Sementara itu, Direktur Pembinaan dan Pengusahaan Mineral Kementerian ESDM, Mohammad Hidayat menambahkan, belum bisa memastikan sampai akhir tahun ini proyek smelter apa saja yang beroperasi. Pasalnya, sampai sekarang ini proyek smelter itu masih terkendala pembangunan karena harga komoditas sedang turun.
"Kemudian itu aspek finansialnya juga seret, ternyata perbankan juga sulit meminjamkan uang di sektor pertambangan karena tidak ada jaminan buat perbankan juga kan," terangnya.

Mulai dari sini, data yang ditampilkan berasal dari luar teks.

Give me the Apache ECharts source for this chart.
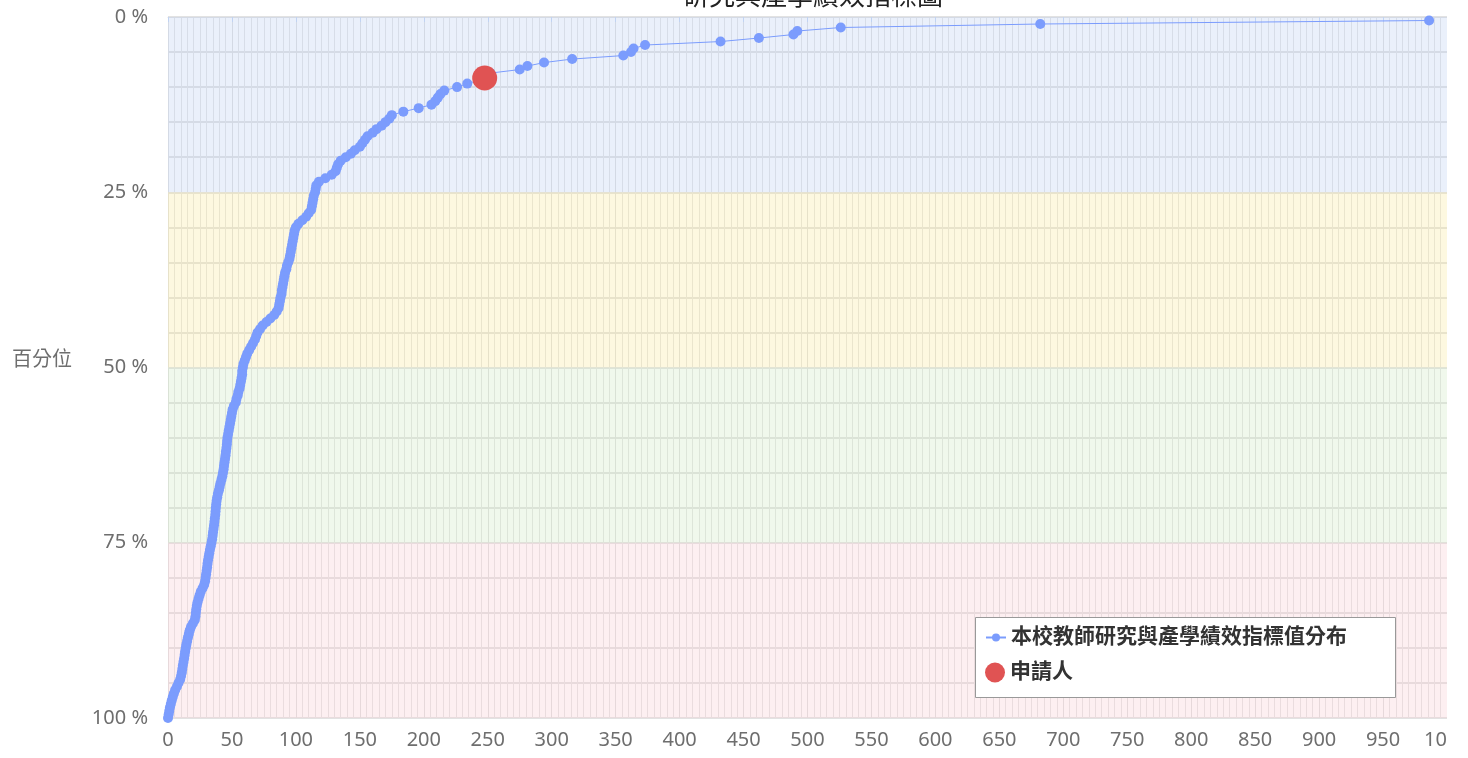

Direktur Eksekutif Asosiasi Pengusaha Mineral Indonesia (Apemindo) Ladjiman Damanik mengatakan, kendala utama dalam pembangunan smelter adalah perizinan, terutama terakit dengan UU No 23 tahun 2014 tentang Otonomi Daerah.
"Dimana pengelolaan semua IUP dialihkan ke Pemprov yang tidak sesuai UU No 4 tahun 2009 dikeluarkan oleh Pemkab yang menimbulkan banyak masalah tumpang tindih lahan," urainya kepada KONTAN, Selasa (27/10).
Lalu kata Ladjiman, masalah pendanaan yang banyak muncul karena perbankan, baik BUMN maupun swasta tidak familiar dengan smelter. Sehingga proyek smelter ini tidak mudah mendapat jaminan pinjaman dari perbankan.
"Perbankan lebih nyaman untuk meminjamkan pembiayaan kepada properti, perkebunan. Maka disinilah Apemindo mendesak pemerintah untuk mengarahkan sebagian dananya ke sektor pertambangan atau industri hilirisasi," pungkasnya.